UPAYA PENANGANAN KASUS PLAGIARISME
Dari perspektif hukum, kasus pelagiarisme merupakan rana etika moral dan kalaupun kasus ini dibawa ke rana hukum, akan terkait dengan hukum perdata. Di lain sisi, adapun  dasar hukum untuk kasus plagiarisme adalah UU No. 20 thn 2003, pasal 25 ayat 2 "Lulusan perguruan tinggi yang karya ilmiahnya digunakan untuk memperoleh gelar akademik, profesin atau vokasi terbukati merupakan jiplakan dapat dicabut gelarnya.

Pasca maraknya terjadi kasus plagiarisme, sejumlah perguruan tinggi mengklaim telah berhasil membuat alat atau perangkat software antiplagiarisme. Salah satu perguruan tinggi yang yang bangga memperkenalkan produk software antiplagiarisme adalah Unpar Bandung. Universitas Surabaya dan Universitas Binus juga telah berhasil membuat buku panduan atau buku pedoman tentang upaya mencegah dan mengatasi masalah plagiarisme.

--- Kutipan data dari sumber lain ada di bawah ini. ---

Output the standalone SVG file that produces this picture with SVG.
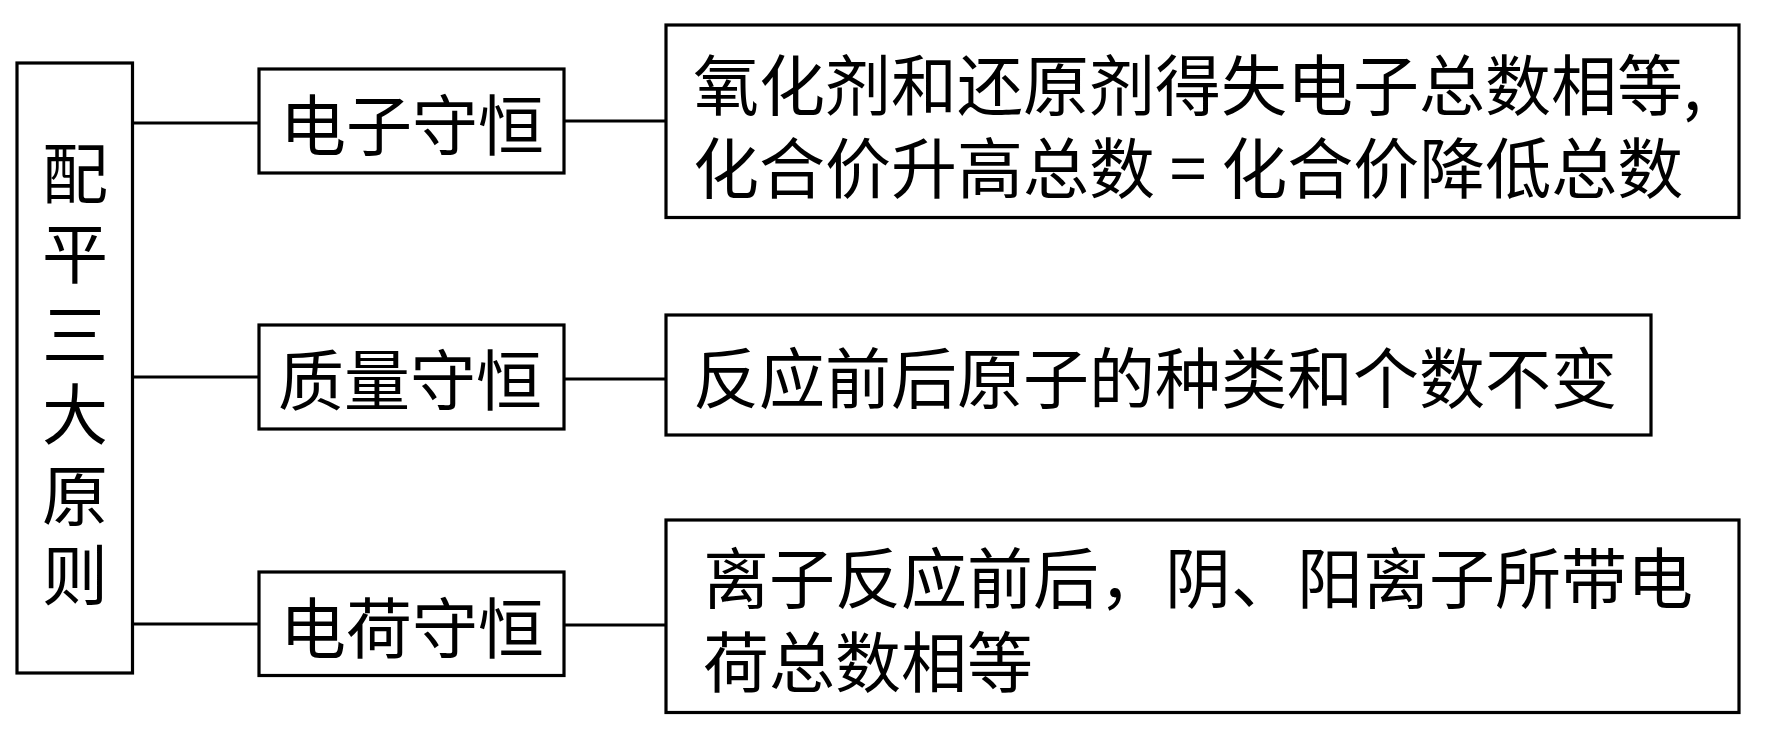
<svg xmlns="http://www.w3.org/2000/svg" width="1770" height="736" viewBox="0 0 1770 736">
<style>
.box{fill:#fff;stroke:#000;stroke-width:3.2}
.ln{stroke:#000;stroke-width:3.2;fill:none}
text{font-family:"Noto Sans CJK SC","Liberation Sans",sans-serif;font-size:66px;fill:#000}
.m{text-anchor:middle}
.v{writing-mode:vertical-rl;letter-spacing:14.4px}
</style>
<rect width="1770" height="736" fill="#fff"/>
<g id="connectors">
<line class="ln" x1="132" y1="123" x2="259" y2="123"/>
<line class="ln" x1="132" y1="377" x2="259" y2="377"/>
<line class="ln" x1="132" y1="624" x2="259" y2="624"/>
<line class="ln" x1="564" y1="121" x2="666" y2="121"/>
<line class="ln" x1="564" y1="379" x2="666" y2="379"/>
<line class="ln" x1="564" y1="625" x2="666" y2="625"/>
</g>
<g id="root">
<rect class="box" x="17" y="63" width="115.5" height="610"/>
<text class="v" x="75" y="140">配平三大原则</text>
</g>
<g id="electron">
<rect class="box" x="259" y="69" width="305" height="104"/>
<text class="m" x="412" y="150">电子守恒</text>
</g>
<g id="mass">
<rect class="box" x="259" y="325" width="305" height="104"/>
<text class="m" x="410" y="405">质量守恒</text>
</g>
<g id="charge">
<rect class="box" x="259" y="572" width="305" height="103.5"/>
<text class="m" x="412" y="653">电荷守恒</text>
</g>
<g id="electron-desc">
<rect class="box" x="666" y="25" width="1073" height="192.5"/>
<text x="693" y="110">氧化剂和还原剂得失电子总数相等,</text>
<text x="693" y="193">化合价升高总数 = 化合价降低总数</text>
</g>
<g id="mass-desc">
<rect class="box" x="666" y="315" width="985" height="120"/>
<text x="693" y="403">反应前后原子的种类和个数不变</text>
</g>
<g id="charge-desc">
<rect class="box" x="666" y="520" width="1073" height="192.5"/>
<text x="703" y="603">离子反应前后，阴、阳离子所带电</text>
<text x="703" y="687">荷总数相等</text>
</g>
</svg>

Belum lama ini Ditjen Dikti juga mengeluarkan edaran tentang ancaman sangsi berat bagi pelaku tindak tindakan plagiarisme. Upaya inisiatif dari masing-masing individu untuk memiliki kejujuran akademis mulai dari diri individu masing-masing seperti yang juga direkomendasika ole Prof. Manalu dalam presentasinya di Seminar Nasional Plagiarisme di Universitas Binus. Namun, terdapat tantangan cukup berat mengadapi upaya penegakkan aturan dan uU misalnya ada kasus di beberapa perguruan tinggi yang tenaga akademiknya pernah terlibat kasus plagiarisme dan telah dijatuhi sangsi administratif yang cukup berat telah menggugat Rektornya.  Dalam beberapa kasus gugatan di PTUN, cukup mengejutka karena gugatan itu  sering diimenangkan oleh dosen yang telah dinyatakan tersangka melakukan plagiat.